The recently assigned CIA case officer in charge of this prison directed the Afghan guards to strip Gul Rahman naked from the waist down, and chain him to the floor of his unheated cell, and leave him overnight, according to The Associated Press. Rahman was captured in Islamabad on Oct. 29.[1][2][3][4][5][6] In the morning the suspect was dead. A post-mortem examination determined that he froze to death. The Washington Post described the CIA camp commandant as "newly minted", on their first assignment. ABC News called the CIA camp commandant "a young, untrained junior officer". The Washington Post's sources noted that the CIA camp commandant had subsequently been promoted. Rahman was buried in an unmarked grave and his friends and family were never told of what happened to him but later learned of his fate in 2010 after an AP story revealed Rahman had died at Salt Pit.[1][3]
Khalid El-Masri

Khalid El-Masri, a German citizen, was kidnapped from the Republic of Macedonia and rendered to Afghanistan.[7] El-Masri shared the same name as a suspect on the US's terrorist watchlist, and this triggered the suspicion of Macedonian authorities that he might be traveling on a forged passport. (We have a talented NRL player named El-Masri in Australia)

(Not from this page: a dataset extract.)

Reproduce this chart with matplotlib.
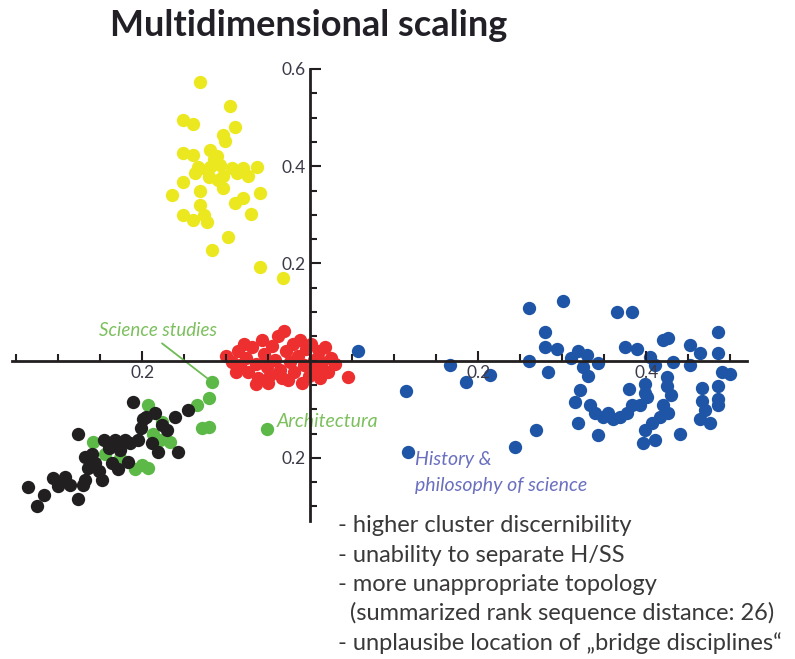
import matplotlib
matplotlib.use("Agg")
import matplotlib.pyplot as plt
from matplotlib.ticker import MultipleLocator

plt.rcParams['font.family'] = ['Lato', 'DejaVu Sans']

# MDS coordinates of the disciplines, grouped by cluster
yellow_x = [-0.131, -0.095, -0.151, -0.140, -0.089, -0.104, -0.101, -0.152, -0.139, -0.119,
            -0.111, -0.133, -0.119, -0.107, -0.093, -0.080, -0.063, -0.074, -0.121, -0.104,
            -0.152, -0.104, -0.131, -0.164, -0.060, -0.080, -0.089, -0.131, -0.151, -0.139,
            -0.123, -0.127, -0.071, -0.098, -0.117, -0.060, -0.032, -0.115, -0.123, -0.110,
            -0.087, -0.137]
yellow_y = [0.574, 0.523, 0.496, 0.486, 0.481, 0.465, 0.451, 0.428, 0.424, 0.434,
            0.420, 0.399, 0.399, 0.403, 0.397, 0.397, 0.399, 0.379, 0.377, 0.379,
            0.368, 0.356, 0.348, 0.340, 0.344, 0.335, 0.325, 0.321, 0.300, 0.290,
            0.286, 0.300, 0.302, 0.255, 0.228, 0.193, 0.171, 0.414, 0.393, 0.372,
            0.387, 0.387]

red_x = [-0.100, -0.093, -0.086, -0.083, -0.076, -0.074, -0.069, -0.064, -0.062, -0.065,
         -0.057, -0.055, -0.052, -0.048, -0.045, -0.042, -0.038, -0.036, -0.031, -0.029,
         -0.026, -0.024, -0.021, -0.019, -0.015, -0.012, -0.010, -0.007, -0.005, -0.001,
         0.001, 0.004, 0.007, 0.010, 0.012, 0.014, 0.018, 0.021, 0.025, 0.029,
         0.045, -0.079, -0.050, -0.088, -0.033]
red_y = [0.010, -0.002, 0.019, -0.010, 0.006, -0.023, 0.027, -0.006, -0.035, -0.049,
         0.043, 0.014, -0.014, -0.029, 0.031, 0.002, 0.051, -0.019, 0.060, 0.019,
         -0.039, -0.002, 0.035, -0.023, 0.010, 0.043, -0.047, -0.010, 0.023, -0.031,
         0.035, 0.002, -0.019, 0.019, -0.035, -0.002, 0.027, -0.023, 0.006, -0.006,
         -0.033, 0.035, -0.047, -0.023, -0.035]

blue_x = [0.057, 0.167, 0.185, 0.214, 0.114, 0.117, 0.244, 0.269, 0.260, 0.301,
          0.260, 0.280, 0.280, 0.294, 0.283, 0.365, 0.383, 0.319, 0.330, 0.343,
          0.325, 0.331, 0.375, 0.389, 0.405, 0.420, 0.426, 0.432, 0.452, 0.464,
          0.485, 0.486, 0.500, 0.425, 0.425, 0.399, 0.399, 0.379, 0.321, 0.315,
          0.339, 0.355, 0.369, 0.377, 0.348, 0.393, 0.401, 0.420, 0.426, 0.417,
          0.407, 0.399, 0.396, 0.319, 0.343, 0.440, 0.467, 0.485, 0.467, 0.486,
          0.464, 0.476, 0.486, 0.333, 0.360, 0.411, 0.429, 0.470, 0.452, 0.490,
          0.383, 0.411, 0.310]
blue_y = [0.019, -0.008, -0.043, -0.029, -0.062, -0.187, -0.177, -0.142, 0.109, 0.123,
          0.000, 0.058, 0.029, 0.023, -0.023, 0.099, 0.099, 0.019, 0.012, -0.004,
          -0.014, -0.031, 0.029, 0.023, 0.008, 0.043, 0.047, -0.002, -0.010, 0.016,
          0.016, 0.058, -0.027, -0.033, -0.053, -0.049, -0.066, -0.058, -0.060, -0.086,
          -0.107, -0.107, -0.115, -0.107, -0.117, -0.091, -0.074, -0.091, -0.107, -0.115,
          -0.128, -0.142, -0.169, -0.128, -0.154, -0.150, -0.056, -0.053, -0.084, -0.080,
          -0.121, -0.128, -0.091, -0.091, -0.121, -0.008, -0.070, -0.101, 0.033, -0.023,
          -0.091, -0.163, 0.006]

green_x = [-0.117, -0.121, -0.135, -0.129, -0.121, -0.052, -0.193, -0.167, -0.187, -0.200,
           -0.193, -0.226, -0.258, -0.176, -0.208, -0.244, -0.179]
green_y = [-0.045, -0.076, -0.091, -0.138, -0.136, -0.140, -0.091, -0.167, -0.152, -0.214,
           -0.220, -0.200, -0.167, -0.126, -0.224, -0.193, -0.163]

black_x = [-0.211, -0.277, -0.336, -0.317, -0.325, -0.276, -0.306, -0.292, -0.286, -0.268,
           -0.268, -0.265, -0.248, -0.246, -0.232, -0.240, -0.229, -0.217, -0.236, -0.256,
           -0.214, -0.205, -0.202, -0.196, -0.185, -0.176, -0.170, -0.188, -0.181, -0.161,
           -0.146, -0.157, -0.300, -0.271, -0.199, -0.260, -0.226, -0.220, -0.252]
black_y = [-0.086, -0.152, -0.261, -0.276, -0.300, -0.284, -0.241, -0.239, -0.255, -0.245,
           -0.198, -0.220, -0.245, -0.163, -0.163, -0.179, -0.224, -0.208, -0.210, -0.210,
           -0.169, -0.163, -0.138, -0.117, -0.107, -0.132, -0.142, -0.169, -0.187, -0.115,
           -0.101, -0.187, -0.259, -0.255, -0.121, -0.193, -0.183, -0.163, -0.228]

x_tick_values = [-0.2, 0.2, 0.4]
x_tick_labels = ["0.2", "0.2", "0.4"]
y_tick_values = [-0.2, 0.2, 0.4, 0.6]
y_tick_labels = ["0.2", "0.2", "0.4", "0.6"]

notes = [
    "- higher cluster discernibility",
    "- unability to separate H/SS",
    "- more unappropriate topology",
    "  (summarized rank sequence distance: 26)",
    "- unplausibe location of \u201ebridge disciplines\u201c",
]

fig = plt.figure(figsize=(7.95, 6.59), dpi=100)
ax = fig.add_axes([0.0151, 0.2094, 0.9245, 0.6859])
ax.set_xlim(-0.355, 0.52)
ax.set_ylim(-0.33, 0.60)

marker_size = 92
ax.scatter(yellow_x, yellow_y, s=marker_size, color="#ece81f", linewidths=0, zorder=1)
ax.scatter(red_x, red_y, s=marker_size, color="#ee2f2f", linewidths=0, zorder=1)
ax.scatter(blue_x, blue_y, s=marker_size, color="#1f55a6", linewidths=0, zorder=1)
ax.scatter(green_x, green_y, s=marker_size, color="#5cb948", linewidths=0, zorder=1)
ax.scatter(black_x, black_y, s=marker_size, color="#221f20", linewidths=0, zorder=1.1)

# axes crossing at the origin
for side in ("top", "right"):
    ax.spines[side].set_visible(False)
ax.spines["left"].set_position(("data", 0))
ax.spines["bottom"].set_position(("data", 0))
for side in ("left", "bottom"):
    ax.spines[side].set_linewidth(2.0)
    ax.spines[side].set_color("#231f20")
    ax.spines[side].set_zorder(3)

ax.set_xticks(x_tick_values)
ax.set_xticklabels(x_tick_labels)
ax.set_yticks(y_tick_values)
ax.set_yticklabels(y_tick_labels)
ax.xaxis.set_minor_locator(MultipleLocator(0.05))
ax.yaxis.set_minor_locator(MultipleLocator(0.05))
ax.tick_params(which="major", direction="in", length=7, width=1.5, color="#231f20",
               labelsize=12.5, labelcolor="#3d3a48", pad=3)
ax.tick_params(which="minor", direction="in", length=5, width=1.5, color="#231f20")
ax.tick_params(axis="y", which="major", length=8)

# cluster annotations
green_txt = "#7cc05e"
ax.annotate("", xy=(-0.119, -0.041), xytext=(-0.179, 0.039),
            arrowprops=dict(arrowstyle="-", color="#6fbb55", lw=1.3))
ax.text(-0.181, 0.062, "Science studies", color=green_txt, style="italic",
        fontsize=13.5, ha="center", va="center")
ax.text(-0.040, -0.126, "Architectura", color=green_txt, style="italic",
        fontsize=14, ha="left", va="center")
ax.text(0.125, -0.204, "History &", color="#6a6fbf", style="italic",
        fontsize=14, ha="left", va="center")
ax.text(0.125, -0.256, "philosophy of science", color="#6a6fbf", style="italic",
        fontsize=14, ha="left", va="center")

fig.text(110 / 795, 1 - 25 / 659, "Multidimensional scaling", fontsize=26,
         fontweight="bold", color="#231f26", ha="left", va="center")

for i, line in enumerate(notes):
    fig.text(338 / 795, 1 - (532 + 29.5 * i) / 659, line, fontsize=17,
             color="#3a3838", ha="left", va="baseline")

fig.savefig("out.png", dpi=100)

A team of American security officials were dispatched to the Republic of Macedonia, where they kidnapped El-Masri without regard to his legal rights under Macedonian law.[8] It took over two months for the CIA official who ordered his arrest to take the step of verifying whether El-Masri's passport was legitimate.[9] El-Masri described being beaten and injected with drugs as part of his interrogation.

On Thursday, May 18, 2006 U.S. Federal District Judge T.S. Ellis, III in Washington dismissed a lawsuit El-Masri filed against the CIA and three private companies allegedly involved with his transport, explaining that a public trial would "present a grave risk of injury to national security." [9]

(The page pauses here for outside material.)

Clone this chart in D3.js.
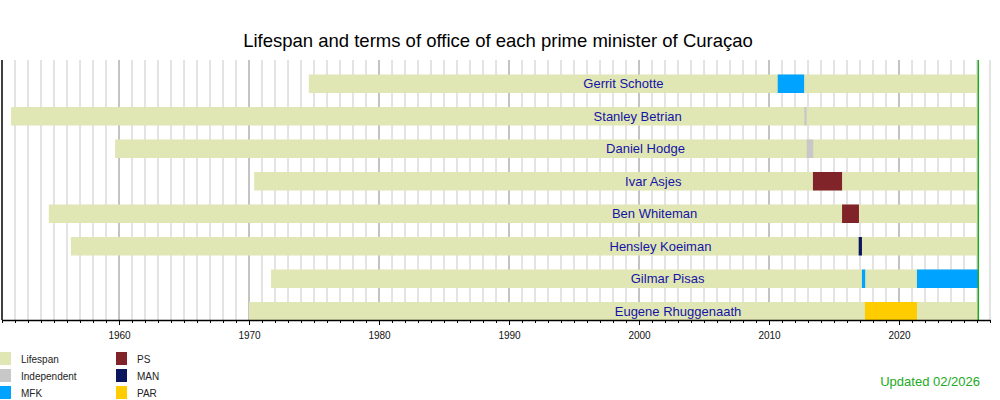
<!DOCTYPE html>
<html>
<head>
<meta charset="utf-8">
<script src="https://cdn.jsdelivr.net/npm/d3@7"></script>
<style>
  body { margin: 0; background: #fff; }
  svg { font-family: "Liberation Sans", Arial, sans-serif; }
</style>
</head>
<body>
<div id="chart"></div>
<script>
// prime ministers, top to bottom
const names = ["Gerrit Schotte", "Stanley Betrian", "Daniel Hodge", "Ivar Asjes",
               "Ben Whiteman", "Hensley Koeiman", "Gilmar Pisas", "Eugene Rhuggenaath"];
const birthYears = [1974.6, 1951.7, 1959.7, 1970.4, 1954.6, 1956.3, 1971.7, 1970.0];
const labelYears = [1998.8, 1999.9, 2000.5, 2001.1, 2001.2, 2001.65, 2002.2, 2003.0];

// terms of office
const termPerson = ["Gerrit Schotte", "Stanley Betrian", "Daniel Hodge", "Ivar Asjes", "Ben Whiteman",
                    "Hensley Koeiman", "Gilmar Pisas", "Eugene Rhuggenaath", "Gilmar Pisas"];
const termStart = [2010.67, 2012.72, 2012.9, 2013.38, 2015.62, 2016.9, 2017.15, 2017.38, 2021.38];
const termEnd   = [2012.7, 2012.9, 2013.4, 2015.62, 2016.92, 2017.15, 2017.4, 2021.38, 2026.1];
const termParty = ["MFK", "Independent", "Independent", "PS", "PS", "MAN", "MFK", "PAR", "MFK"];

// legend entries
const legendNames = ["Lifespan", "Independent", "MFK", "PS", "MAN", "PAR"];
const legendColors = ["#e0e6b4", "#c8c8c8", "#00a3ff", "#80242a", "#0b165e", "#ffcc00"];

const nowYear = 2026.1;
const yearRange = [1951, 2027];
const decadeTicks = [1960, 1970, 1980, 1990, 2000, 2010, 2020];

const svg = d3.select("#chart").append("svg")
    .attr("width", 1000)
    .attr("height", 400);

const x = d3.scaleLinear().domain(yearRange).range([2, 990]);
const y = d3.scaleBand().domain(names).range([60, 320]);
const color = d3.scaleOrdinal().domain(legendNames).range(legendColors);

const barOffset = 14.5, barH = 18.5;

// title
svg.append("text")
    .attr("x", 498).attr("y", 47)
    .attr("text-anchor", "middle")
    .attr("font-size", 18.5)
    .attr("fill", "#000")
    .text("Lifespan and terms of office of each prime minister of Curaçao");

// yearly grid lines
const years = d3.range(yearRange[0], yearRange[1] + 1);
svg.append("g").selectAll("line")
    .data(years)
    .join("line")
    .attr("x1", d => x(d)).attr("x2", d => x(d))
    .attr("y1", 60).attr("y2", 320)
    .attr("stroke", d => d === yearRange[0] ? "#000" : (d % 10 === 0 ? "#888" : "#c8c8c8"))
    .attr("stroke-width", d => d === yearRange[0] ? 1.5 : 1);

// lifespan bars
svg.append("g").selectAll("rect")
    .data(names)
    .join("rect")
    .attr("x", (d, i) => x(birthYears[i]))
    .attr("y", d => y(d) + barOffset)
    .attr("width", (d, i) => x(nowYear) - x(birthYears[i]))
    .attr("height", barH)
    .attr("fill", color("Lifespan"));

// terms
svg.append("g").selectAll("rect")
    .data(termPerson)
    .join("rect")
    .attr("x", (d, i) => x(termStart[i]))
    .attr("y", d => y(d) + barOffset)
    .attr("width", (d, i) => x(termEnd[i]) - x(termStart[i]))
    .attr("height", barH)
    .attr("fill", (d, i) => color(termParty[i]));

// names
svg.append("g").selectAll("text")
    .data(names)
    .join("text")
    .attr("x", (d, i) => x(labelYears[i]))
    .attr("y", d => y(d) + barOffset + barH / 2 + 4.5)
    .attr("text-anchor", "middle")
    .attr("font-size", 13)
    .attr("fill", "#1414a6")
    .text(d => d);

// "now" line
svg.append("line")
    .attr("x1", x(nowYear)).attr("x2", x(nowYear))
    .attr("y1", 60).attr("y2", 320)
    .attr("stroke", "#22aa22")
    .attr("stroke-width", 1.5);

// axes: minor yearly ticks and labelled decades
svg.append("g")
    .attr("transform", "translate(0,320)")
    .call(d3.axisBottom(x).tickValues(years).tickSize(3).tickSizeOuter(0).tickFormat(""))
    .call(g => g.selectAll("line").attr("stroke", "#000"))
    .call(g => g.select(".domain").attr("stroke", "#000").attr("stroke-width", 1.5));

svg.append("g")
    .attr("transform", "translate(0,320)")
    .call(d3.axisBottom(x).tickValues(decadeTicks).tickSize(5).tickSizeOuter(0).tickFormat(d3.format("d")))
    .call(g => g.select(".domain").remove())
    .call(g => g.selectAll("text")
        .attr("font-family", "Liberation Sans, Arial, sans-serif")
        .attr("font-size", 10)
        .attr("fill", "#111")
        .attr("dy", "1.05em"));

// legend
const legend = svg.append("g").selectAll("g")
    .data(legendNames)
    .join("g")
    .attr("transform", (d, i) => "translate(" + (i < 3 ? 0 : 116) + "," + (352 + (i % 3) * 17) + ")");

legend.append("rect")
    .attr("width", 11).attr("height", 13)
    .attr("fill", d => color(d));

legend.append("text")
    .attr("x", 21).attr("y", 11)
    .attr("font-size", 10)
    .attr("fill", "#222")
    .text(d => d);

// updated note
svg.append("text")
    .attr("x", 980).attr("y", 386)
    .attr("text-anchor", "end")
    .attr("font-size", 13)
    .attr("fill", "#22aa22")
    .text("Updated 02/2026");
</script>
</body>
</html>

On Tuesday, October 9, 2007 the U.S Supreme court threw out El-Masri's appeal against the earlier judgment, without comment.[10]
parados
 
  1  
Reply Wed 19 Sep, 2012 03:40 pm
@Builder,
Quote:
You switched the conversation to Abu Ghraib after I posted that image, parados.

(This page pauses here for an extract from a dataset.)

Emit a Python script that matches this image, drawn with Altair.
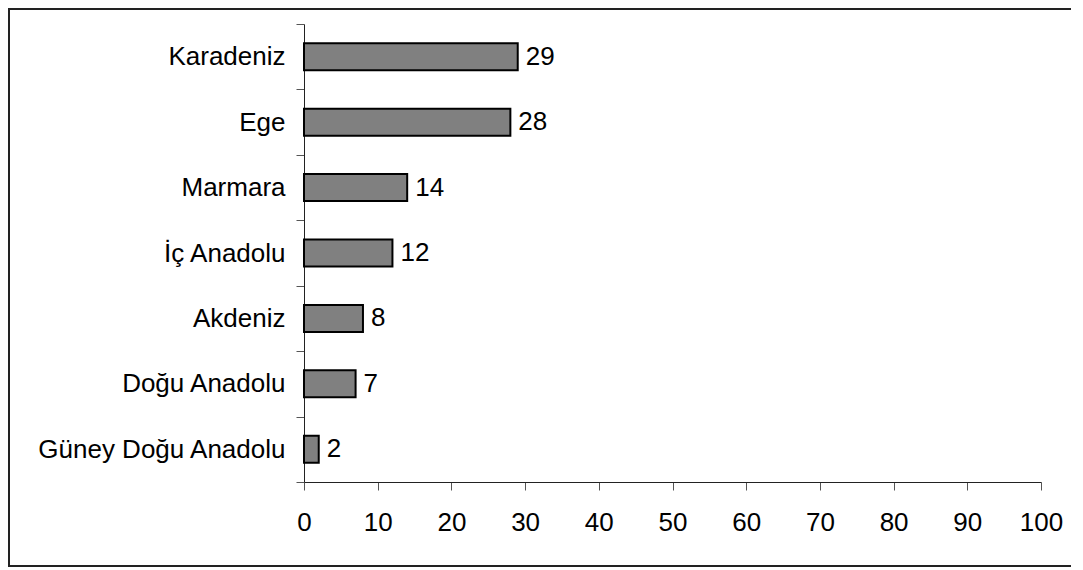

You switched it when you presented it as evidence of something. Since it was of Abu Ghraib, surely you must have meant it to mean something in support of your argument. Or were you just attempting to evoke an emotional appeal by introducing a non related item?
izzythepush
 
  1  
Reply Wed 19 Sep, 2012 03:42 pm
@parados,
Not really, it shows some of the people were prosected, not necessarily all of those responsible.
Builder
 
  1  
Reply Wed 19 Sep, 2012 03:43 pm
@parados,
Obfuscation, paradox. It's all you've got, isn't it?
0 Replies
 
parados
 
  1  
Reply Wed 19 Sep, 2012 03:43 pm
@Builder,
Now since you want to talk about the salt pit, let's examine your evidence.

Quote:
A post-mortem examination determined that he froze to death

While negligent on the part of captors, I don't think it rises to the level of torture.

Quote:
On Tuesday, October 9, 2007 the U.S Supreme court threw out El-Masri's appeal against the earlier judgment
Since the judge threw it out in 2007, how is that evidence that Obama is protecting CIA officers from being prosecuted for torture?


While there may be evidence that Obama is protecting CIA officers from being prosecuted for torture, you are doing a good job of not presenting any actual evidence. Instead you go off on red herrings and want to pretend that it somehow is evidence of your original claim when it isn't. You need to focus your argument to support your claim.